* [DESCRIPTION OF THE TASK]
Using the material below, copy every line where "matplotlib" appears.

* [PROVIDED RECORDS]

* * *

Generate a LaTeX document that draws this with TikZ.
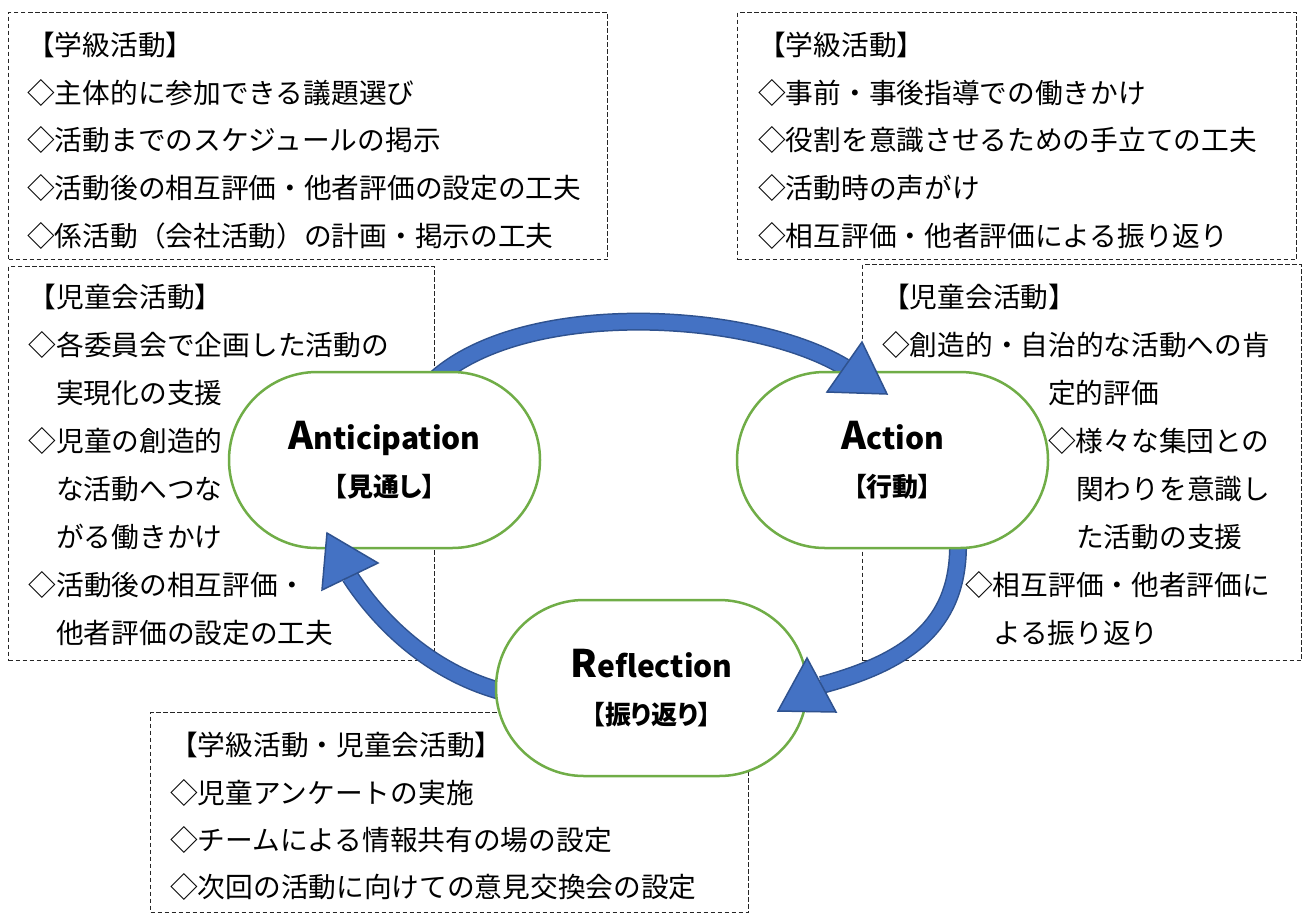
\documentclass[tikz,border=0pt]{standalone}
\usepackage{fontspec}
\newfontfamily\jp{Noto Sans CJK JP}
\newfontfamily\jplabel[RawFeature={+palt}]{Noto Sans CJK JP}
\definecolor{arrowblue}{HTML}{4472C4}
\definecolor{arrowedge}{HTML}{2F528F}
\definecolor{stadgreen}{HTML}{70AD47}
\begin{document}
\begin{tikzpicture}[x=1pt,y=-1pt,
  dbox/.style={draw=black!85, line width=1pt, dash pattern=on 4.5pt off 2.5pt, anchor=north west, inner sep=0pt},
  txt/.style={anchor=base west, inner sep=0pt, font=\jp\fontsize{27.7}{27.7}\selectfont},
  stadium/.style={draw=stadgreen, line width=2.5pt, fill=white, rounded corners=88pt,
    minimum width=311pt, minimum height=176pt, align=center, inner sep=0pt,
    font=\jplabel\bfseries\fontsize{26}{47}\selectfont},
  big/.style={},
  shaftout/.style={draw=arrowedge, line width=18pt},
  shaftin/.style={draw=arrowblue, line width=15pt},
  head/.style={fill=arrowblue, draw=arrowedge, line width=1.5pt, line join=miter}]
\fill[white] (0,0) rectangle (1303,914);
\useasboundingbox (0,0) rectangle (1303,914);

% dashed boxes
\node[dbox, minimum width=599pt, minimum height=247pt] (b1) at (8,12) {};
\node[dbox, minimum width=559pt, minimum height=247pt] (b2) at (737,12) {};
\node[dbox, minimum width=426pt, minimum height=394pt] (b3) at (8,266) {};
\node[dbox, minimum width=439pt, minimum height=396pt] (b4) at (862,264) {};
\node[dbox, minimum width=598pt, minimum height=200pt] (b5) at (150,712) {};

% box 1
\node[txt] (t11) at (27,55.5) {【学級活動】};
\node[txt] (t12) at (27,103.5) {◇主体的に参加できる議題選び};
\node[txt] (t13) at (27,150.5) {◇活動までのスケジュールの掲示};
\node[txt] (t14) at (27,198) {◇活動後の相互評価・他者評価の設定の工夫};
\node[txt] (t15) at (27,246) {◇係活動（会社活動）の計画・掲示の工夫};
% box 2
\node[txt] (t21) at (758,55.5) {【学級活動】};
\node[txt] (t22) at (758,103.5) {◇事前・事後指導での働きかけ};
\node[txt] (t23) at (758,150.5) {◇役割を意識させるための手立ての工夫};
\node[txt] (t24) at (758,198) {◇活動時の声がけ};
\node[txt] (t25) at (758,246) {◇相互評価・他者評価による振り返り};
% box 3
\node[txt] (t31) at (28.5,307) {【児童会活動】};
\node[txt] (t32) at (28.5,355) {◇各委員会で企画した活動の};
\node[txt] (t33) at (56,403) {実現化の支援};
\node[txt] (t34) at (28.5,451) {◇児童の創造的};
\node[txt] (t35) at (56,499) {な活動へつな};
\node[txt] (t36) at (56,547) {がる働きかけ};
\node[txt] (t37) at (28.5,595) {◇活動後の相互評価・};
\node[txt] (t38) at (56,643) {他者評価の設定の工夫};
% box 4
\node[txt] (t41) at (882,307) {【児童会活動】};
\node[txt] (t42) at (882,355) {◇創造的・自治的な活動への肯};
\node[txt] (t43) at (1048,403) {定的評価};
\node[txt] (t44) at (1048,451) {◇様々な集団との};
\node[txt] (t45) at (1076,499) {関わりを意識し};
\node[txt] (t46) at (1076,547) {た活動の支援};
\node[txt] (t47) at (965,595) {◇相互評価・他者評価に};
\node[txt] (t48) at (993,643) {よる振り返り};
% box 5
\node[txt] (t51) at (170,755.5) {【学級活動・児童会活動】};
\node[txt] (t52) at (170,803.5) {◇児童アンケートの実施};
\node[txt] (t53) at (170,850.5) {◇チームによる情報共有の場の設定};
\node[txt] (t54) at (170,897.5) {◇次回の活動に向けての意見交換会の設定};

% arrow geometry
\coordinate (s1) at (432,382);
\coordinate (e1) at (844.5,367);
\coordinate (s2) at (958,540);
\coordinate (e2) at (821.5,685);
\coordinate (s3) at (512,694);
\coordinate (e3) at (350,576.5);

% shafts (under the stadiums)
\foreach \st in {shaftout,shaftin}{
  \draw[\st] (s1) .. controls (520,298) and (750,310) .. (e1);
  \draw[\st] (s2) .. controls (960,620) and (915,660) .. (e2);
  \draw[\st] (s3) .. controls (440,678) and (385,630) .. (e3);
}

% stadiums
\node[stadium] (ant) at (384.5,460) {{\fontsize{38}{38}\selectfont A}{\fontsize{30}{30}\selectfont nticipation}\\【見通し】};
\node[stadium] (act) at (892.5,460) {{\fontsize{38}{38}\selectfont A}{\fontsize{30}{30}\selectfont ction}\\【行動】};
\node[stadium] (ref) at (651.5,688) {{\fontsize{38}{38}\selectfont R}{\fontsize{30}{30}\selectfont eflection}\\【振り返り】};

% heads (on top)
\draw[head] (862,342) -- (887,394) -- (827,392) -- cycle;
\draw[head] (807,658) -- (836,712) -- (778,711) -- cycle;
\draw[head] (378,563) -- (327,533) -- (322,590) -- cycle;
\end{tikzpicture}
\end{document}
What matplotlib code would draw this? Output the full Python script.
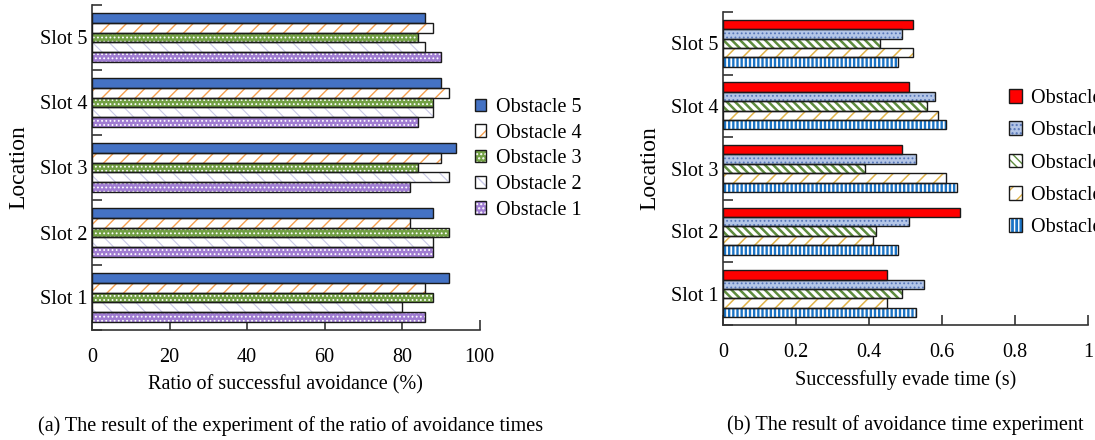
import matplotlib
matplotlib.use("Agg")
import matplotlib.pyplot as plt
import numpy as np

plt.rcParams['font.family'] = ['Liberation Serif', 'DejaVu Serif']

slots = ["Slot 1", "Slot 2", "Slot 3", "Slot 4", "Slot 5"]
obstacles = ["Obstacle 1", "Obstacle 2", "Obstacle 3", "Obstacle 4", "Obstacle 5"]

# Left chart: ratio of successful avoidance (%) per slot (Slot1..Slot5)
ratio_obs1 = [86, 88, 82, 84, 90]
ratio_obs2 = [80, 88, 92, 88, 86]
ratio_obs3 = [88, 92, 84, 88, 84]
ratio_obs4 = [86, 82, 90, 92, 88]
ratio_obs5 = [92, 88, 94, 90, 86]

# Right chart: successfully evade time (s)
time_obs1 = [0.53, 0.48, 0.64, 0.61, 0.48]
time_obs2 = [0.45, 0.41, 0.61, 0.59, 0.52]
time_obs3 = [0.49, 0.42, 0.39, 0.56, 0.43]
time_obs4 = [0.55, 0.51, 0.53, 0.58, 0.49]
time_obs5 = [0.45, 0.65, 0.49, 0.51, 0.52]

ratio_series = [ratio_obs1, ratio_obs2, ratio_obs3, ratio_obs4, ratio_obs5]
time_series = [time_obs1, time_obs2, time_obs3, time_obs4, time_obs5]

# styles: (face, hatch, hatchcolor, hatch lw)
left_styles = [
    ('#A07CD2', '....', 'white', 0.8),
    ('white', '\\\\', '#C9C9E8', 0.8),
    ('#72A044', '....', 'white', 0.8),
    ('white', '//', '#F5A050', 1.0),
    ('#4472C4', None, '#4472C4', 0.8),
]
right_styles = [
    ('#1B74C6', '||||', 'white', 1.3),
    ('white', '//', '#E2B44A', 1.1),
    ('white', '\\\\\\\\', '#5E8C3E', 1.8),
    ('#B4C6E7', '....', '#5676B8', 0.8),
    ('#FF0000', None, '#FF0000', 0.8),
]

W, H = 1095, 440
fig = plt.figure(figsize=(W / 100, H / 100), dpi=100)

FS = 14.5


def set_hlw(patches, lw):
    for p in patches:
        if hasattr(p, 'set_hatch_linewidth'):
            p.set_hatch_linewidth(lw)


def draw(ax, series, styles, xlim, xticks, xticklabels, xlabel):
    centers = np.arange(len(slots))
    bh = 0.15
    handles = []
    for k, (vals, (fc, hatch, hc, hlw)) in enumerate(zip(series, styles)):
        y = centers + (k - 2) * bh
        with plt.rc_context({'hatch.linewidth': hlw, 'hatch.color': hc}):
            b1 = ax.barh(y, vals, height=bh, facecolor=fc, edgecolor=hc,
                         hatch=hatch, linewidth=0, zorder=2)
        set_hlw(b1.patches, hlw)
        b2 = ax.barh(y, vals, height=bh, fill=False, edgecolor='#1a1a1a',
                     linewidth=1.0, zorder=3)
        handles.append((b1.patches[0], b2.patches[0]))
    ax.set_xlim(*xlim)
    ax.set_ylim(-0.5, len(slots) - 0.5)
    ax.set_xticks(xticks)
    ax.set_xticklabels(xticklabels, fontsize=FS)
    ax.set_yticks(np.arange(len(slots) + 1) - 0.5)
    ax.set_yticklabels([])
    ax.set_yticks(centers, minor=True)
    ax.set_yticklabels(slots, minor=True, fontsize=FS)
    ax.tick_params(axis='y', which='minor', length=0, pad=3)
    ax.tick_params(axis='y', which='major', direction='in', length=7, width=1.2, color='#333333')
    ax.tick_params(axis='x', direction='in', length=7, width=1.2, color='#333333', pad=13)
    for s in ['top', 'right']:
        ax.spines[s].set_visible(False)
    for s in ['left', 'bottom']:
        ax.spines[s].set_linewidth(1.2)
        ax.spines[s].set_color('#333333')
    ax.set_xlabel(xlabel, fontsize=FS, labelpad=6)
    ax.set_ylabel("Location", fontsize=17, labelpad=8)
    return handles


ax1 = fig.add_axes([92 / W, 1 - 330 / H, (479.5 - 92) / W, 325 / H])
h1 = draw(ax1, ratio_series, left_styles, (0, 100), [0, 20, 40, 60, 80, 100],
          ['0', '20', '40', '60', '80', '100'], "Ratio of successful avoidance (%)")

ax2 = fig.add_axes([723 / W, 1 - 325 / H, (1088 - 723) / W, 313 / H])
h2 = draw(ax2, time_series, right_styles, (0, 1), [0, 0.2, 0.4, 0.6, 0.8, 1.0],
          ['0', '0.2', '0.4', '0.6', '0.8', '1'], "Successfully evade time (s)")

leg1 = fig.legend(h1[::-1], obstacles[::-1], loc='upper left',
                  bbox_to_anchor=(475 / W, 1 - 98 / H), frameon=False, fontsize=FS,
                  handlelength=0.55, handleheight=0.55, handletextpad=0.5,
                  labelspacing=0.33, borderpad=0, borderaxespad=0)
leg2 = fig.legend(h2[::-1], obstacles[::-1], loc='upper left',
                  bbox_to_anchor=(1009 / W, 1 - 89 / H), frameon=False, fontsize=FS,
                  handlelength=0.65, handleheight=0.65, handletextpad=0.45,
                  labelspacing=0.66, borderpad=0, borderaxespad=0)

fig.text(291 / W, 1 - 426 / H, "(a) The result of the experiment of the ratio of avoidance times",
         ha='center', va='center', fontsize=14.5)
fig.text(727 / W, 1 - 425 / H, "(b) The result of avoidance time experiment",
         ha='left', va='center', fontsize=14.6)

fig.savefig("out.png", dpi=100)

* * *

* [WRITTEN SOLUTION]
What matplotlib code would draw this? Output the full Python script.
import matplotlib
matplotlib.use("Agg")
import matplotlib.pyplot as plt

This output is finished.